The effect you see has nothing to do with the aperture.

The snow flakes aren’t larger. They are just more visible because they are less blurred due to the shorter exposure time.

In the second photo a longer exposure is used which blurs the movement more than in the first photo. If you went with even a slower shutter speed, you could almost make them disappear.

See also: How do moving objects disappear when exposed for a longer duration


A wider aperture lets more light in so snowflakes register faster on the sensor. When you close down the aperture, the exposure also gets longer, so each snowflake makes a longer path, in essence it is like spreading the snowflake on the sensor, the longer the spread the thinner it gets.

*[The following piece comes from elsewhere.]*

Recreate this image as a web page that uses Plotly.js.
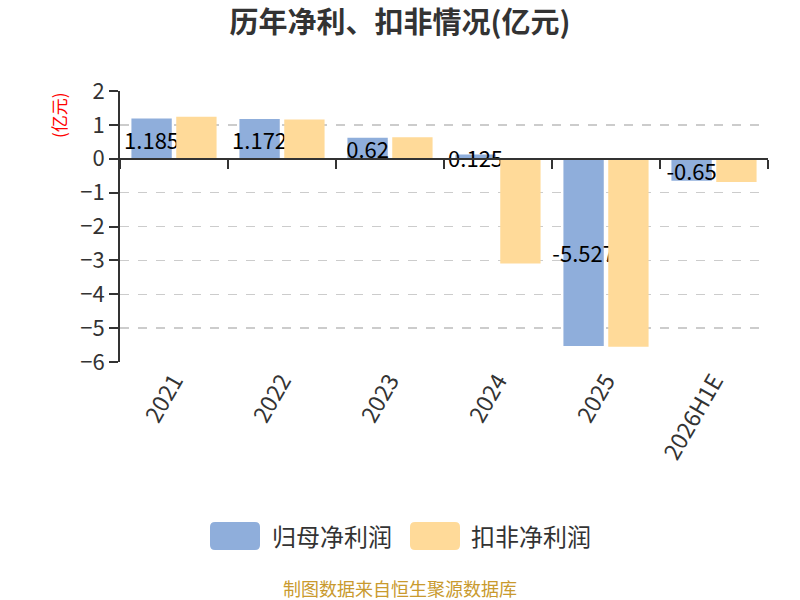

  • This can't be right. If you roll a ball past a camera that's making a long exposure, adjusting the exposure time, the speed of the ball or anything else will still give you a smeared track whose height is equal to the diameter of the ball. A snowflake is just a small, irregularly shaped ball. Feb 28, 2018 at 17:03
  • 1
    But the longer the exposure, the less pronounced that track is. Given a long enough exposure, that bit of noise from the rolling ball will be overwhelmed by the signal to the point that nobody will notice it. That's why people use extremely long exposures to make people disappear in landscape photos.
    – dgatwood
    Feb 28, 2018 at 17:58
  • @DavidRicherby - Yes it will give you a track the same size but it is dimmer which makes appear less and eventually even completely invisible, so some snowflakes would not appear at all while others will make a less impression in the sensor.
    – Itai
    Feb 28, 2018 at 21:14
  • @dgatwood But the ball will disappear by getting fainter not narrower. Feb 28, 2018 at 21:18
  • I kind of assumed that by "thinner", the original author meant "lighter". That said, the streaks will also be perceived as being more narrow, because an out-of-focus object looks brightest in the center, falling off more and more the farther you get into the blur region. So as you decrease the relative intensity of the snowflake, areas farther from the center will fall below the threshold of perception sooner than areas closer to the center.
    – dgatwood
    Feb 28, 2018 at 22:18

There's a couple of things going on here. One is a optical effect and the other is a illusory one:

  1. A larger aperture narrows your depth of field, blurring out-of-focus snowflakes and making them register across a larger area on the sensor (corresponding to the degree of blurring.)

  2. A larger aperture lets in more light, brightening the snowflake and making them appear larger; this however is an optical illusion and the actual width on the image is unchanged. Note that usually exposure time is used to counteract this brightness change, but it does not work for rapidly moving objects as the effective exposure is limited by the movement rather than the shutter (in other words, the light from a snowflake registers on a particular pixel for only a fraction of a second regardless of whether the shutter is open for 0.5 seconds or 4 seconds.)